> TO BE DONE
Repeat the lines below exactly as they appear, but leave out the images.

> Data listing
[BEGIN]

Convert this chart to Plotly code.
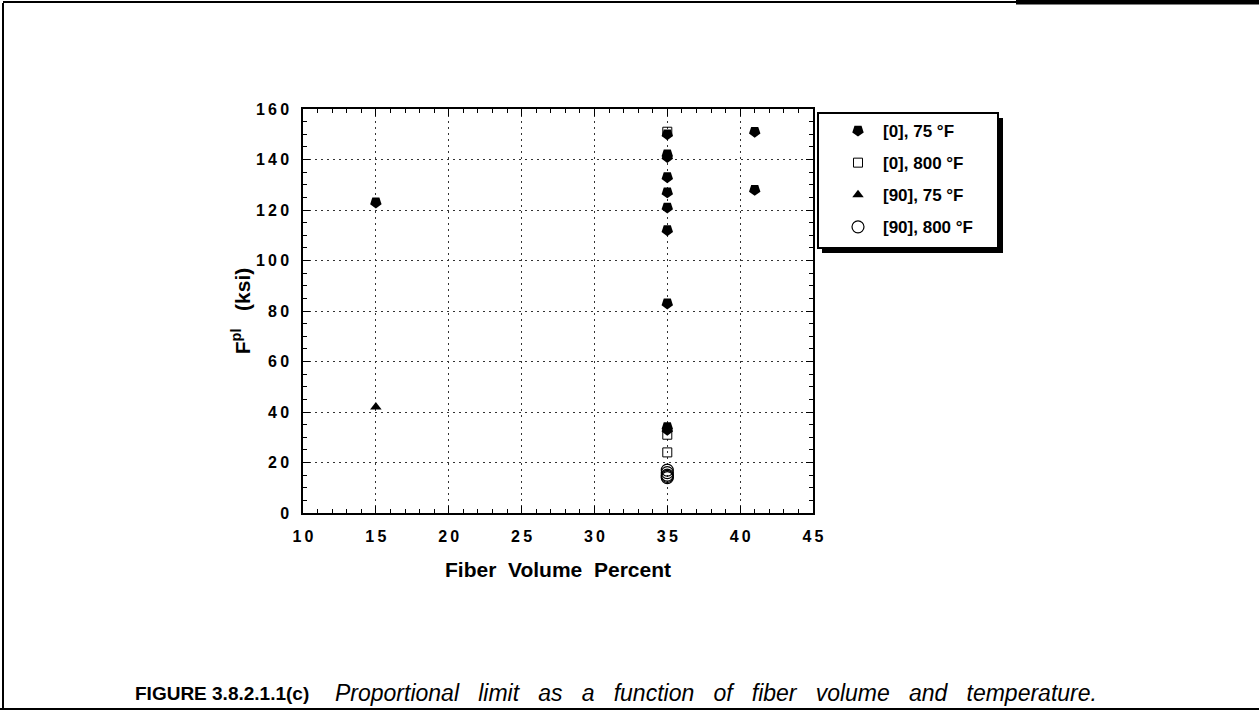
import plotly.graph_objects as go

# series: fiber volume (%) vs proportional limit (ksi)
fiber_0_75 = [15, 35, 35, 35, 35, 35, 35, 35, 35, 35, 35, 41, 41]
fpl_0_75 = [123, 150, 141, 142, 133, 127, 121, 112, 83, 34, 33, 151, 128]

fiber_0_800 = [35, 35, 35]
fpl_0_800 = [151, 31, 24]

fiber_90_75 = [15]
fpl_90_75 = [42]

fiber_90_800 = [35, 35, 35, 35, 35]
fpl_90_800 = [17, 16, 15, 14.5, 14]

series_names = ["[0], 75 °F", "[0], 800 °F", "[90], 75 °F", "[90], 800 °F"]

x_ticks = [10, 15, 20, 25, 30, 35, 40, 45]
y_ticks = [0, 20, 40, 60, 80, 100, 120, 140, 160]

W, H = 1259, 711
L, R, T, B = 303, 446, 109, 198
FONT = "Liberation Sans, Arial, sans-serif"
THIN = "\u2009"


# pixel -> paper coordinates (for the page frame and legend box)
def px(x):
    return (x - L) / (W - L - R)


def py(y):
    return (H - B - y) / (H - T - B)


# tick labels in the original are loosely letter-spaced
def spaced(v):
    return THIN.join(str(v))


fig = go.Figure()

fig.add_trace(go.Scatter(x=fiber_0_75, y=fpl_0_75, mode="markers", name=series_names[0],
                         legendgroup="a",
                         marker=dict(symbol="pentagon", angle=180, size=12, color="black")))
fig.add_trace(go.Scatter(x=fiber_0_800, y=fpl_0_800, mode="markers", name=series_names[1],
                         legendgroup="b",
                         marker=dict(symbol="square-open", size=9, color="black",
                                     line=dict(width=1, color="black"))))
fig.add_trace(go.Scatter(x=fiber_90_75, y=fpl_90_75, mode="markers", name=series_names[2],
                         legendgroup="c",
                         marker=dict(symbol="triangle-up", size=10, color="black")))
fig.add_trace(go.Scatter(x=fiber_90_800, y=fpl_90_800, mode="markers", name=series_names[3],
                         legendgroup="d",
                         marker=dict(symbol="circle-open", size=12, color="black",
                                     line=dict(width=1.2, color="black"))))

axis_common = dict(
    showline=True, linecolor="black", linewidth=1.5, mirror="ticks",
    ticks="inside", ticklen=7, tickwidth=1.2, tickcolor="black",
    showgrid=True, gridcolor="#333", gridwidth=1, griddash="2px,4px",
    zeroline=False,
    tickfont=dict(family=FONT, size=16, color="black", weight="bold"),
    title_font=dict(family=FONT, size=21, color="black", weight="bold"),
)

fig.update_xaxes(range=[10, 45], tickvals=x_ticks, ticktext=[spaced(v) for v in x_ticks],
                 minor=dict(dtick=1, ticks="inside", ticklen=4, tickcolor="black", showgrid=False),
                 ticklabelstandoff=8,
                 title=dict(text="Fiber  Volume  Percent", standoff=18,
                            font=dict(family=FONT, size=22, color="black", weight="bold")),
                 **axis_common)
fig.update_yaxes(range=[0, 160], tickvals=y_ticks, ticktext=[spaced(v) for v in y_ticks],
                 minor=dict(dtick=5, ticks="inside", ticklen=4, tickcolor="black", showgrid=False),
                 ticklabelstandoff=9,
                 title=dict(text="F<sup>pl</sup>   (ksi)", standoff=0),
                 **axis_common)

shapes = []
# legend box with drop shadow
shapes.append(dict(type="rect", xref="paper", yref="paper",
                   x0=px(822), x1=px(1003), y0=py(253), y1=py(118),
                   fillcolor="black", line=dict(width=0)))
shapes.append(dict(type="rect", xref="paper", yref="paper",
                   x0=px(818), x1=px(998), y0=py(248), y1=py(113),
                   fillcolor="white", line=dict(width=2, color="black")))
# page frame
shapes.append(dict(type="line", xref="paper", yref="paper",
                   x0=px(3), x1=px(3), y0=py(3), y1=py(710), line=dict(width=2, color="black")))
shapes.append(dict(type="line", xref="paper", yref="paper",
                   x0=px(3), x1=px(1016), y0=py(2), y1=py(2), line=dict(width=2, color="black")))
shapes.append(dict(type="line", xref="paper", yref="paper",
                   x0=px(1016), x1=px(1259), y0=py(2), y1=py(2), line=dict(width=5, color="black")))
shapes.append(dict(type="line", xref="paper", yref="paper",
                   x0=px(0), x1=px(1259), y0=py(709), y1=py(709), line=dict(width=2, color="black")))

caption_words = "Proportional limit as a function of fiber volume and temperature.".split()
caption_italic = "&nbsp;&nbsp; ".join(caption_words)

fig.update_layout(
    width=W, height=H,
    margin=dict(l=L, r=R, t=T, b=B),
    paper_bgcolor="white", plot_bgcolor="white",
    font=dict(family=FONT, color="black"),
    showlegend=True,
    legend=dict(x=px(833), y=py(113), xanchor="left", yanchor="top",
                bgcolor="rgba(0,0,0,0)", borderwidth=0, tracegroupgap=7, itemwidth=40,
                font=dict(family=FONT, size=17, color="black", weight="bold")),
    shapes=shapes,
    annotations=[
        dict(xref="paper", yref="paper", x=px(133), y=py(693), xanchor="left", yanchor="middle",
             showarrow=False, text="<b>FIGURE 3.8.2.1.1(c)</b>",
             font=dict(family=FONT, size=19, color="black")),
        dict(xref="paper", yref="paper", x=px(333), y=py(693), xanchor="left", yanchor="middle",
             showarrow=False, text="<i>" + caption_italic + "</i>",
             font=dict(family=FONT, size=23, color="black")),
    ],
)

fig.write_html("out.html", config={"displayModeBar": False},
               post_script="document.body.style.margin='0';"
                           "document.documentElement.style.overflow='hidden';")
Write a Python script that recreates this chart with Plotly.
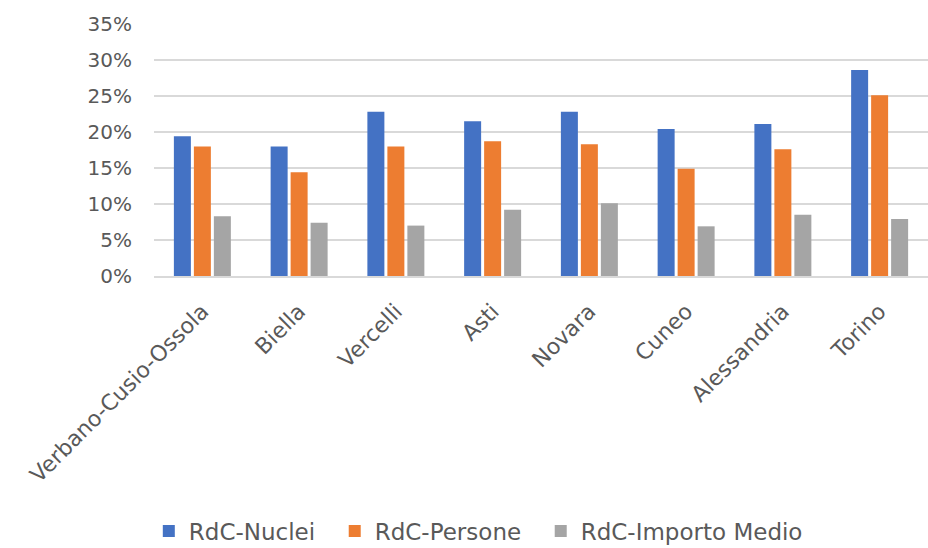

[END]

> THE RESPONSE
Convert this chart to Plotly code.
import plotly.graph_objects as go

# series: fiber volume (%) vs proportional limit (ksi)
fiber_0_75 = [15, 35, 35, 35, 35, 35, 35, 35, 35, 35, 35, 41, 41]
fpl_0_75 = [123, 150, 141, 142, 133, 127, 121, 112, 83, 34, 33, 151, 128]

fiber_0_800 = [35, 35, 35]
fpl_0_800 = [151, 31, 24]

fiber_90_75 = [15]
fpl_90_75 = [42]

fiber_90_800 = [35, 35, 35, 35, 35]
fpl_90_800 = [17, 16, 15, 14.5, 14]

series_names = ["[0], 75 °F", "[0], 800 °F", "[90], 75 °F", "[90], 800 °F"]

x_ticks = [10, 15, 20, 25, 30, 35, 40, 45]
y_ticks = [0, 20, 40, 60, 80, 100, 120, 140, 160]

W, H = 1259, 711
L, R, T, B = 303, 446, 109, 198
FONT = "Liberation Sans, Arial, sans-serif"
THIN = "\u2009"


# pixel -> paper coordinates (for the page frame and legend box)
def px(x):
    return (x - L) / (W - L - R)


def py(y):
    return (H - B - y) / (H - T - B)


# tick labels in the original are loosely letter-spaced
def spaced(v):
    return THIN.join(str(v))


fig = go.Figure()

fig.add_trace(go.Scatter(x=fiber_0_75, y=fpl_0_75, mode="markers", name=series_names[0],
                         legendgroup="a",
                         marker=dict(symbol="pentagon", angle=180, size=12, color="black")))
fig.add_trace(go.Scatter(x=fiber_0_800, y=fpl_0_800, mode="markers", name=series_names[1],
                         legendgroup="b",
                         marker=dict(symbol="square-open", size=9, color="black",
                                     line=dict(width=1, color="black"))))
fig.add_trace(go.Scatter(x=fiber_90_75, y=fpl_90_75, mode="markers", name=series_names[2],
                         legendgroup="c",
                         marker=dict(symbol="triangle-up", size=10, color="black")))
fig.add_trace(go.Scatter(x=fiber_90_800, y=fpl_90_800, mode="markers", name=series_names[3],
                         legendgroup="d",
                         marker=dict(symbol="circle-open", size=12, color="black",
                                     line=dict(width=1.2, color="black"))))

axis_common = dict(
    showline=True, linecolor="black", linewidth=1.5, mirror="ticks",
    ticks="inside", ticklen=7, tickwidth=1.2, tickcolor="black",
    showgrid=True, gridcolor="#333", gridwidth=1, griddash="2px,4px",
    zeroline=False,
    tickfont=dict(family=FONT, size=16, color="black", weight="bold"),
    title_font=dict(family=FONT, size=21, color="black", weight="bold"),
)

fig.update_xaxes(range=[10, 45], tickvals=x_ticks, ticktext=[spaced(v) for v in x_ticks],
                 minor=dict(dtick=1, ticks="inside", ticklen=4, tickcolor="black", showgrid=False),
                 ticklabelstandoff=8,
                 title=dict(text="Fiber  Volume  Percent", standoff=18,
                            font=dict(family=FONT, size=22, color="black", weight="bold")),
                 **axis_common)
fig.update_yaxes(range=[0, 160], tickvals=y_ticks, ticktext=[spaced(v) for v in y_ticks],
                 minor=dict(dtick=5, ticks="inside", ticklen=4, tickcolor="black", showgrid=False),
                 ticklabelstandoff=9,
                 title=dict(text="F<sup>pl</sup>   (ksi)", standoff=0),
                 **axis_common)

shapes = []
# legend box with drop shadow
shapes.append(dict(type="rect", xref="paper", yref="paper",
                   x0=px(822), x1=px(1003), y0=py(253), y1=py(118),
                   fillcolor="black", line=dict(width=0)))
shapes.append(dict(type="rect", xref="paper", yref="paper",
                   x0=px(818), x1=px(998), y0=py(248), y1=py(113),
                   fillcolor="white", line=dict(width=2, color="black")))
# page frame
shapes.append(dict(type="line", xref="paper", yref="paper",
                   x0=px(3), x1=px(3), y0=py(3), y1=py(710), line=dict(width=2, color="black")))
shapes.append(dict(type="line", xref="paper", yref="paper",
                   x0=px(3), x1=px(1016), y0=py(2), y1=py(2), line=dict(width=2, color="black")))
shapes.append(dict(type="line", xref="paper", yref="paper",
                   x0=px(1016), x1=px(1259), y0=py(2), y1=py(2), line=dict(width=5, color="black")))
shapes.append(dict(type="line", xref="paper", yref="paper",
                   x0=px(0), x1=px(1259), y0=py(709), y1=py(709), line=dict(width=2, color="black")))

caption_words = "Proportional limit as a function of fiber volume and temperature.".split()
caption_italic = "&nbsp;&nbsp; ".join(caption_words)

fig.update_layout(
    width=W, height=H,
    margin=dict(l=L, r=R, t=T, b=B),
    paper_bgcolor="white", plot_bgcolor="white",
    font=dict(family=FONT, color="black"),
    showlegend=True,
    legend=dict(x=px(833), y=py(113), xanchor="left", yanchor="top",
                bgcolor="rgba(0,0,0,0)", borderwidth=0, tracegroupgap=7, itemwidth=40,
                font=dict(family=FONT, size=17, color="black", weight="bold")),
    shapes=shapes,
    annotations=[
        dict(xref="paper", yref="paper", x=px(133), y=py(693), xanchor="left", yanchor="middle",
             showarrow=False, text="<b>FIGURE 3.8.2.1.1(c)</b>",
             font=dict(family=FONT, size=19, color="black")),
        dict(xref="paper", yref="paper", x=px(333), y=py(693), xanchor="left", yanchor="middle",
             showarrow=False, text="<i>" + caption_italic + "</i>",
             font=dict(family=FONT, size=23, color="black")),
    ],
)

fig.write_html("out.html", config={"displayModeBar": False},
               post_script="document.body.style.margin='0';"
                           "document.documentElement.style.overflow='hidden';")
Write a Python script that recreates this chart with Plotly.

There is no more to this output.